STEAM PACKET ENGINE 1832 
Ron Jarvis

Model engines of the Steam Packet Red Rover, 1832, which sailed between London and Kent on display at the great Centenary Model Engineer Exhibition, 2007, which filled the quarter mile long stand at Ascot Racecourse. That exhibition included the entire collection of Ron’s models - nine of which had won gold medals - plus complete collections of the other great model engineers of the day.

All of Ron’s models were from the earliest days of the industrial revolution - mainly steam and early electric power. Many were fortunate enough to meet him at the great Centenary Model Engineer Exhibition at Ascot where all of his models were on display and where he spent hours talking to visitors. All his models have since moved to a permanent home in the Robert Guinness Steam Museum in Ireland.

When he retired from his career as an electrical engineer, Ron looked around for a hobby “which did not involve the complexity and the inaccessibility of modern electronics.” he was drawn to the first simple steam engines built between 1760 and 1840 and went on to build a dozen of those - none of them machines that “hit the headlines” but which were unique or unusual even in their own time.

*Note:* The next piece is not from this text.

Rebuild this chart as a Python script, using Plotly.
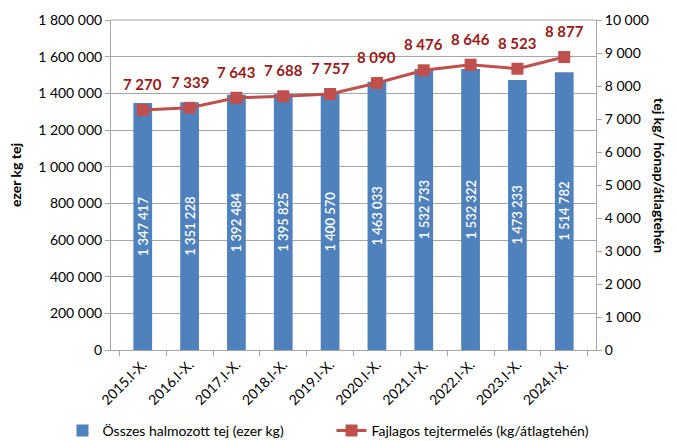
import plotly.graph_objects as go

categories = ["2015.I-X.", "2016.I-X.", "2017.I-X.", "2018.I-X.", "2019.I-X.",
              "2020.I-X.", "2021.I-X.", "2022.I-X.", "2023.I-X.", "2024.I-X."]
total_milk = [1347417, 1351228, 1392484, 1395825, 1400570,
              1463033, 1532733, 1532322, 1473233, 1514782]
yield_per_cow = [7270, 7339, 7643, 7688, 7757, 8090, 8476, 8646, 8523, 8877]

FONT = "Lato, 'Open Sans', sans-serif"
BLUE = "#4F81BD"
RED = "#C0504D"
DARKRED = "#9A1A1A"
GRID = "#A6A6A6"

def fmt(v):
    return f"{v:,}".replace(",", " ")

fig = go.Figure()
fig.add_trace(go.Bar(
    x=categories, y=total_milk, name="Összes halmozott tej (ezer kg)",
    marker=dict(color=BLUE, line=dict(width=0)), width=0.4,
    text=[fmt(v) for v in total_milk], textposition="inside",
    insidetextanchor="middle", textangle=-90, constraintext="none",
    textfont=dict(family=FONT, size=13, color="white", weight=600),
    hoverinfo="x+y",
))
fig.add_trace(go.Scatter(
    x=categories, y=yield_per_cow, name="Fajlagos tejtermelés (kg/átlagtehén)",
    yaxis="y2", mode="lines+markers",
    line=dict(color=RED, width=3),
    marker=dict(symbol="square", size=12, color=RED),
))

annotations = []
for c, v in zip(categories, yield_per_cow):
    annotations.append(dict(x=c, y=v, xref="x", yref="y2", text=fmt(v),
                            showarrow=False, yshift=26,
                            font=dict(family=FONT, size=15, color=DARKRED, weight="bold")))
annotations.append(dict(x=-0.198, y=0.53, xref="paper", yref="paper", xanchor="center", yanchor="middle",
                        text="ezer kg tej", showarrow=False, textangle=-90,
                        font=dict(family=FONT, size=14, color="black", weight="bold")))
annotations.append(dict(x=1.132, y=0.53, xref="paper", yref="paper", xanchor="center", yanchor="middle",
                        text="tej kg/ hónap/átlagtehén", showarrow=False, textangle=90,
                        font=dict(family=FONT, size=14, color="black", weight="bold")))

fig.update_layout(
    width=668, height=433,
    margin=dict(l=103, r=80, t=12, b=91, autoexpand=False),
    plot_bgcolor="white", paper_bgcolor="white",
    separators=", ",
    font=dict(family=FONT, size=14, color="black"),
    bargap=0.6,
    showlegend=True,
    legend=dict(orientation="h", x=-0.1, xanchor="left", y=-0.245, yanchor="middle",
                font=dict(family=FONT, size=14), itemwidth=30, entrywidth=224,
                traceorder="normal"),
    xaxis=dict(
        tickangle=-45, showline=True, linecolor=GRID, ticks="outside", tickcolor=GRID,
        ticklen=5, tickson="boundaries", showgrid=False, tickfont=dict(size=14),
        anchor="y", automargin=False,
    ),
    yaxis=dict(
        range=[0, 1800000], dtick=200000, tickformat=",d", showline=True,
        linecolor=GRID, ticks="outside", tickcolor=GRID, ticklen=5,
        showgrid=True, gridcolor=GRID, gridwidth=1, zeroline=False,
        tickfont=dict(size=14), automargin=False,
    ),
    yaxis2=dict(
        range=[0, 10000], dtick=1000, tickformat=",d", overlaying="y", side="right",
        showline=True, linecolor=GRID, ticks="outside", tickcolor=GRID, ticklen=5,
        showgrid=False, zeroline=False, tickfont=dict(size=14), automargin=False,
    ),
    annotations=annotations,
)
fig.add_shape(type="line", xref="paper", yref="paper", x0=0, x1=1, y0=1, y1=1,
              line=dict(color=GRID, width=1))

fig.write_html("out.html")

Information about the machines was gathered from a variety of contemporaneous sources; letters and reports, newspaper articles, etc. Mechanics Magazine was launched in 1817, published weekly, and containing mainly letters from amateur scientists interested in everything from acupuncture to water closets. It also included news items about machines being developed and today is a rich source of material to modellers like Ron Jarvis and Cherry Hill.

His other great source was the Patent Office. Patents were first granted in 1700 and within 100 years more than 3000 had been granted.

In those early days there were no engineering drawings as such. Ron also found other problems with Patents which were often applied for before a prototype had been built. By the time the inventor had made it he would have incorporated many changes and improvements so that the machine could be very different from the earlier description. That meant more research to ensure that models were good copies of the originals.

Added to that Ron realized that Spinoza’s homily “nature cannot be scaled” was true, and that “as the size of the model is reduced, the natural forces acting within it do not scale down in proportion to its size. In extreme cases it may well be that a small model can never work in the same fashion as its full size counterpart.

“This was a problem that I had to meet by making changes where  they could not be seen, usually to the works inside the machines. Where is was not possible, a difficult balance had then to be struck between a model which looked right and one which worked right.”